When we allow our desired identity to dictate our behavioral choices, we can usually achieve our moral goals. If we want to be women and men of integrity, by my definition, we must strive to be honest, generous, tolerant, compassionate and kind. We don’t lie, cheat or steal. We are not mean. Our word is worthy. Our commitments have weight.  We do not cheapen ourselves by approaching life as a dilettante. We are clear about our own values and we live them. But none of this is easy. And often, it’s not much fun.

As I’m reading about the scrupulous Sophia, I’m watching one of my sons struggle to figure out what Sophia is so sure of. He has a girlfriend he really likes, but I don’t. I think she’s throwing off his moral compass, because, from my (admittedly biased) perspective, her actions have led my son to do some things I wish he hadn’t. So I asked him the same questions I ask myself with respect to all of my relationships:  do you like who you are in relation to this person? Are you happy with the choices you’re making as a result of your involvement with him or her?

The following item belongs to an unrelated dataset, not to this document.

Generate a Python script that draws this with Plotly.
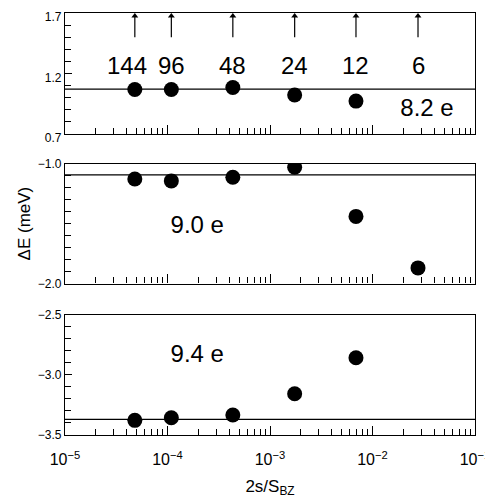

These are questions we all have to answer for ourselves. Honestly. Because it’s one thing if my son decides to lie to me about this girlfriend and his relationship with her; it’s another issue entirely if he’s lying to himself.  All of us lie to ourselves at times, but I’ve found I’ve become more self aware with age. I was all about the rationalizations when I was younger. I find it harder to fool myself these days.

All of us want what we want when we want it. And it’s a major bummer when our moral codes interfere with our perceived pursuit of happiness. But one thing I’ve learned since I was 21 is that the pursuit of pleasure and instant gratification is not the same thing as happiness. I don’t believe we can be truly happy when we are morally bankrupt, or even just deficit spending. And our underlying unhappiness comes out in all sorts of ways—including bad moods and self-destructive behavior. Somewhere, we know right from wrong, even when we don’t admit it to ourselves. Even when the bush is merely smoking.

It would be great if all of us had internal moral compasses that pointed toward True North without fail. And if we demanded that our values align with our personal Polaris at all times. And if we agreed on common values. Alas, I’ve not encountered these conditions on this plane of existence. Maybe in the next world. Or an alternate Universe.

For today, I’ll continue to admire paranormal fantasy heroines like Sophia, and continue to strive to make the best choices I can, based on the person I want to be. And I’ll try to teach my children to do the same, although I understand that exhorting my son to be more like Sophia is not a winning parental strategy, so I’ll probably restrain myself. The truth is that we all stray sometimes from the moral straight and narrow because True North is not always visible.